In its submission, the alliance says that these "concealed surcharges" and high costs could force people off their properties.

The city says this is nothing new and residents have always paid a 10 percent surcharge on electricity.

The opposition ANC has also expressed its unhappiness with the draft budget, saying it is "not a people's budget".

Henri Wolfaardt, the alliance treasurer, showed the Cape Times an extract from published budget data that notes the item "surcharge", which is a 10 percent "tax" included in the selling price of electricity.

"This is not disclosed to the public anywhere. The bigger the increase charged by Eskom, the bigger the surcharge becomes," he said.

"A close study of the budget revealed that for some unexplained reason, the citizens of Cape Town are not fully informed of the implications of the budget. The everincreasing municipal charges and cost to the household will force people to sell their properties in order to just survive and make a living in these difficult economic times.

"Profit on power sales averaged at 38 percent over the past six years.

"It would appear that the citizens of Cape Town will be asked to pay a mark-up of at least 77 percent on Eskom electricity costs. We would have expected the city to limit the mark-up on Eskom power, especially in view of the financial hardships this will exacerbate.

"The alliance realises that responsible fiscal management requires drastic steps, but we believe that the time has come, for the City of Cape Town to consider some austerity measures, which should not always be a burden on the ratepayer and consumer.

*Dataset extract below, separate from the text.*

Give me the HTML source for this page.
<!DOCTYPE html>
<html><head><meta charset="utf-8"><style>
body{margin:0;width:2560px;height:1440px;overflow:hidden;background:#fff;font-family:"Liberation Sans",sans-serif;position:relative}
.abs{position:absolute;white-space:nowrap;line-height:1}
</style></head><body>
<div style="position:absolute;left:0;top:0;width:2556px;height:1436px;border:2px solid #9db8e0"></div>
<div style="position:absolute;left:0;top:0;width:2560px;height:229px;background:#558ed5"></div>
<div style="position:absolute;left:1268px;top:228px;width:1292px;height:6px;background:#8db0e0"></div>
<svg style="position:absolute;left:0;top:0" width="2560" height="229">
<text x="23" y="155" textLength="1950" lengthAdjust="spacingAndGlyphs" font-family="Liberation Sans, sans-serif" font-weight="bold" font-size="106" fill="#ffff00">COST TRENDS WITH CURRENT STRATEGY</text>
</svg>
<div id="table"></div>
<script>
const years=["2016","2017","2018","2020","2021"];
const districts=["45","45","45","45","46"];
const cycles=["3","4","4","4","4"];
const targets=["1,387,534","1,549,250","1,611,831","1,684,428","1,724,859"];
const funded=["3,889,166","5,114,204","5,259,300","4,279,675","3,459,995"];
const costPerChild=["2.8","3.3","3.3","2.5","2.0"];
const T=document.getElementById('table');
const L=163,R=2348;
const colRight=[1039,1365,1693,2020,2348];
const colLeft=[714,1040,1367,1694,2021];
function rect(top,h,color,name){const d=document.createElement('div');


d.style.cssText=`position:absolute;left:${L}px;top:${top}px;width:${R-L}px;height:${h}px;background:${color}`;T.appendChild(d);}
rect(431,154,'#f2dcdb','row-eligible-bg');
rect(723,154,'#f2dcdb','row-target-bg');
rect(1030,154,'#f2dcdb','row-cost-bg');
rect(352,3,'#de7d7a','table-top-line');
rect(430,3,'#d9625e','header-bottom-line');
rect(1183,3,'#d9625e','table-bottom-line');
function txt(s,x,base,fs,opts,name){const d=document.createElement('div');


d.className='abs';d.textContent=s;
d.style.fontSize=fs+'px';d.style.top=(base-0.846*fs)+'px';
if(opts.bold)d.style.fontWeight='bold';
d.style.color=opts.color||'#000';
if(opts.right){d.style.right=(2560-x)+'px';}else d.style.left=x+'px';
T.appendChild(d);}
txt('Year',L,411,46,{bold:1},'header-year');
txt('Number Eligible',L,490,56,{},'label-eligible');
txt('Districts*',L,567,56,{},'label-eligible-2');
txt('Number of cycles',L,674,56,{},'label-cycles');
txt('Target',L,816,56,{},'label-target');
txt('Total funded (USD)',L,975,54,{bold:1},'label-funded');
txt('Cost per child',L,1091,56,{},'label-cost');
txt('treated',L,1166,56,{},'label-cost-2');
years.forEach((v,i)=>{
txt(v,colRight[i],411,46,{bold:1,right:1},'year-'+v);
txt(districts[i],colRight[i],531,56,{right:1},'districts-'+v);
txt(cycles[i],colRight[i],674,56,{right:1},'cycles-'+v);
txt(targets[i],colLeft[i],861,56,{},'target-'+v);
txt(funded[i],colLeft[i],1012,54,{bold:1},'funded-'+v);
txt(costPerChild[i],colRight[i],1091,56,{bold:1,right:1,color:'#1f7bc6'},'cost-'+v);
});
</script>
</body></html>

"Some savings can be brought about by cutting down on the number of sub-councils, for instance."

Wolfaardt said "enormous" salaries were paid to sub-council chairpersons, which seem to be a "job for pals".

Ian Neilson, deputy mayor and mayoral committee member for finance, said the Cape Town city council had for many years had a 10 percent surcharge on electricity sales.

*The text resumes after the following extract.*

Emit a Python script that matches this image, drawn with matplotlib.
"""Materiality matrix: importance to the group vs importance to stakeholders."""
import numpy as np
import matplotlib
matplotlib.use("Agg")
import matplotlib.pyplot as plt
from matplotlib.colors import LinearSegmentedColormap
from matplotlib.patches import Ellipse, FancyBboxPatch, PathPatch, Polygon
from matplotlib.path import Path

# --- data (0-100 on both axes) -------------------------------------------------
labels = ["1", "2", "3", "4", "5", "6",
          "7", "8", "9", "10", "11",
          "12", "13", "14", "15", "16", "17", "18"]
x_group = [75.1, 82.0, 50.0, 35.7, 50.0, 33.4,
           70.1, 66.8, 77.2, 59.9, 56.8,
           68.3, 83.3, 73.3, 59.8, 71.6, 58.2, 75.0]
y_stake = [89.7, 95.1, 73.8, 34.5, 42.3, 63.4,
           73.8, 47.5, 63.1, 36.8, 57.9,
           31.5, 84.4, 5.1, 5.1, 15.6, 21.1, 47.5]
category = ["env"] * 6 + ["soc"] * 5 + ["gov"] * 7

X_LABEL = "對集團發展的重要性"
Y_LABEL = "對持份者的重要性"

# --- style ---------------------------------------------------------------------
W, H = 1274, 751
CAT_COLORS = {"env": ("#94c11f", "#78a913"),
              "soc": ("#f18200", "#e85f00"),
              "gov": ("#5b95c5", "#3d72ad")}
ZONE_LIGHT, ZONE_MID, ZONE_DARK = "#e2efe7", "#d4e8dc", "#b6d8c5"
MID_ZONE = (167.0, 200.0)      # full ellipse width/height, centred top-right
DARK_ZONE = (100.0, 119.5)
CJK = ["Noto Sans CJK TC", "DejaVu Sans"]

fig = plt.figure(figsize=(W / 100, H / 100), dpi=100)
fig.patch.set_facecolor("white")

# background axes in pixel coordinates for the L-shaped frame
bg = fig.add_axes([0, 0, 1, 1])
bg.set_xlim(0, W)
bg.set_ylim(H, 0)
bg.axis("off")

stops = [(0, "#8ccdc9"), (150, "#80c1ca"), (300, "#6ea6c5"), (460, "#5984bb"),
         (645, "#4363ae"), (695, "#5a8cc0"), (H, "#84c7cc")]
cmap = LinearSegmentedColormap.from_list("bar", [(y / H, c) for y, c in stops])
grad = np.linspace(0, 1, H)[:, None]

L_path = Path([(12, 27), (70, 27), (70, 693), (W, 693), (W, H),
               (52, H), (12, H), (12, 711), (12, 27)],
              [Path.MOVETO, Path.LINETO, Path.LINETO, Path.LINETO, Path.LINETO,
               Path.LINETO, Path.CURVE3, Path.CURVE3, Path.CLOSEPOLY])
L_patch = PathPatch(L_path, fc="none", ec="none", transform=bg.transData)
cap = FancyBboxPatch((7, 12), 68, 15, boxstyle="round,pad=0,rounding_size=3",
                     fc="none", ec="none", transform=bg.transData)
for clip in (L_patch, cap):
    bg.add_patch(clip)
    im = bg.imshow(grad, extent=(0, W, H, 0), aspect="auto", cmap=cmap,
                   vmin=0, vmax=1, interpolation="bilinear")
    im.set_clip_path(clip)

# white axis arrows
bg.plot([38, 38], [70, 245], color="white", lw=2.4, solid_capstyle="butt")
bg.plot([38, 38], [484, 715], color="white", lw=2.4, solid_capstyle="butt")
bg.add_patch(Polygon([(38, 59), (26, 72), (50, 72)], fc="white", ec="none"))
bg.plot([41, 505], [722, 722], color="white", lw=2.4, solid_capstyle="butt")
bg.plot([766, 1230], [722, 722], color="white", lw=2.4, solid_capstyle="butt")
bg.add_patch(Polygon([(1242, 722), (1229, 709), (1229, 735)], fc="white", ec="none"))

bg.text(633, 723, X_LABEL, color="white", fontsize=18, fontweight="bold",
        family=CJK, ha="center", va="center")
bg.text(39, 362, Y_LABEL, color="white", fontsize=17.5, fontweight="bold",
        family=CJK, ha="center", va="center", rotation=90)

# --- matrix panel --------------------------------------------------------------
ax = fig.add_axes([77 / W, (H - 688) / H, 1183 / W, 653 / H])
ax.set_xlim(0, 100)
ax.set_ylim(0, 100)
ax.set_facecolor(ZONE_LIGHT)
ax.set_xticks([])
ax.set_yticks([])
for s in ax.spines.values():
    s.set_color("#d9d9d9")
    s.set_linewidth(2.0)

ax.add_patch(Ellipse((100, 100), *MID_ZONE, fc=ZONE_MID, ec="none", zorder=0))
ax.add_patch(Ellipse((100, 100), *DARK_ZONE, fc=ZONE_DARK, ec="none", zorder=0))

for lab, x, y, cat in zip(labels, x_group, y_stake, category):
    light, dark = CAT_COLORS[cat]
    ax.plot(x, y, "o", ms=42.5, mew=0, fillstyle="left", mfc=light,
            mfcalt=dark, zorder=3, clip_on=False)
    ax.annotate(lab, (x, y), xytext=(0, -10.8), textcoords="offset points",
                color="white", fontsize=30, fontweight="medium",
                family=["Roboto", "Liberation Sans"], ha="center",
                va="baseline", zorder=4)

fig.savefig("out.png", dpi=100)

The constitution allowed for surcharges to be levied on municipal services.

"There is no change on this practise in the current budget," Neilson added.

"This income makes a contribution to services that are funded mainly from rates.

"That allows the city to provide much-needed services that are not tariff-funded, such as libraries, health services, community halls and street lighting."

ANC chief whip Xolani Sotashe, who is also a subcouncil chairman, said that at a meeting of subcouncils it was "unanimously" agreed that residents' views had not been taken into account.

"We said this (public participation) was a waste of time...

"They were just consulting for the sake of compliance," said Sotashe.